How can DHS do these things when it does not control Social Security, Medicare, or the U.S. Treasury?

It is all a matter of definition, and DHS has used its power of defining "foreign college student" to include former foreign college students who have been out of school for close to two and a half years.

These alien students on F-1 visas are not subject to payroll taxes and neither are their employers; so the recent DHS decision means that an employer does not have to pay those taxes when hiring certain foreign college graduates, but would have to pay them if he hired a U.S. citizen to do the same job.

In other words, while DHS does not make payroll tax policy generally, it has expanded the definition of people who are not covered by those taxes.

This is an arbitrary decision that simultaneously hurts the nation's financial balance sheet, the aging population using the Social Security and Medicare trust funds, and citizen and legal resident college graduates who have to compete with heavily subsidized foreign college graduates.

It's a disgraceful trifecta, and it was imposed on America in an earlier form by the Bush II administration and expanded last week by the Obama administration.

An interim program for F-1 students with new degrees has been in place for decades. Under the DHS program called Optional Practical Training (OPT), they can obtain jobs in the field in which they have trained and keep them for 12 months after graduation. Specific decisions about this program are largely made by universities, not by the U.S. government.

In 2008, the Bush administration extended that period for an additional 17 months if the alien student's academic work had been in one of a series of STEM (science, technology, engineering, and math) occupations. During this 29-month period the alien is treated as though he or she were still in college, and neither the former student nor the employer has to pay payroll taxes.

In 2011 and again this month, the Obama Administration added numerous additional occupations to the now 14-page list, thus expanding the number of jobs in which employers are subsidized to hire alien graduates rather than resident ones. There are more than 400 occupations on the list.

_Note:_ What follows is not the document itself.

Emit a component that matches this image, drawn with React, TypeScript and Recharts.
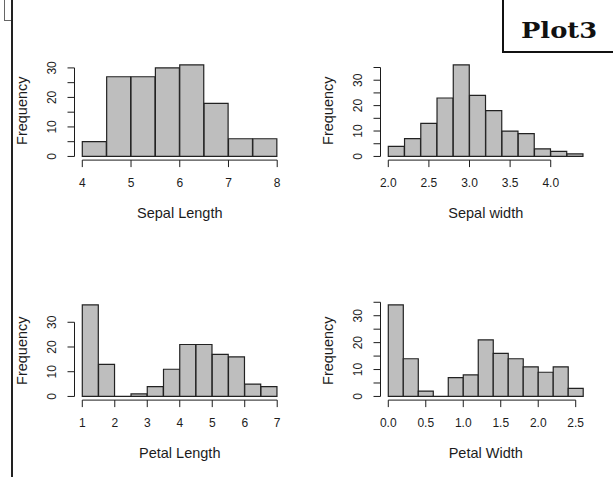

We estimate, based on DHS's own statistics, that some 30,000 jobs for new college graduates are going to aliens rather than to the country's own hard-pressed new graduates because of the extended OPT program. We estimate that 98,000 jobs are involved for the basic, 12-month program.

Meanwhile, the program is costing three federal trust funds more than three quarters of a billion dollars a year because of subsidies to the aliens' employers and to the aliens themselves. The Social Security and Medicare trust funds are in enough trouble, without the additional problem of using these funds to subsidize jobs for foreign college graduates.

The program for the aging that is hurt most by OPT is Social Security. Other victims include Medicare and the federal unemployment insurance programs. Employers currently pay 6.2 percent of wages into the Social Security trust fund, 1.45 percent into Medicare, and at least 0.6 percent into the federal unemployment system, for a total of 8.25 percent. Workers (other than OPT aliens) currently pay 4.2 percent into Social Security and 1.45 percent into Medicare, for a total of 5.65 percent.

I don't mind foreign college graduates competing with American graduates for jobs, but it should be on a level playing field. Employers should not be given substantial subsidies for not hiring our citizens.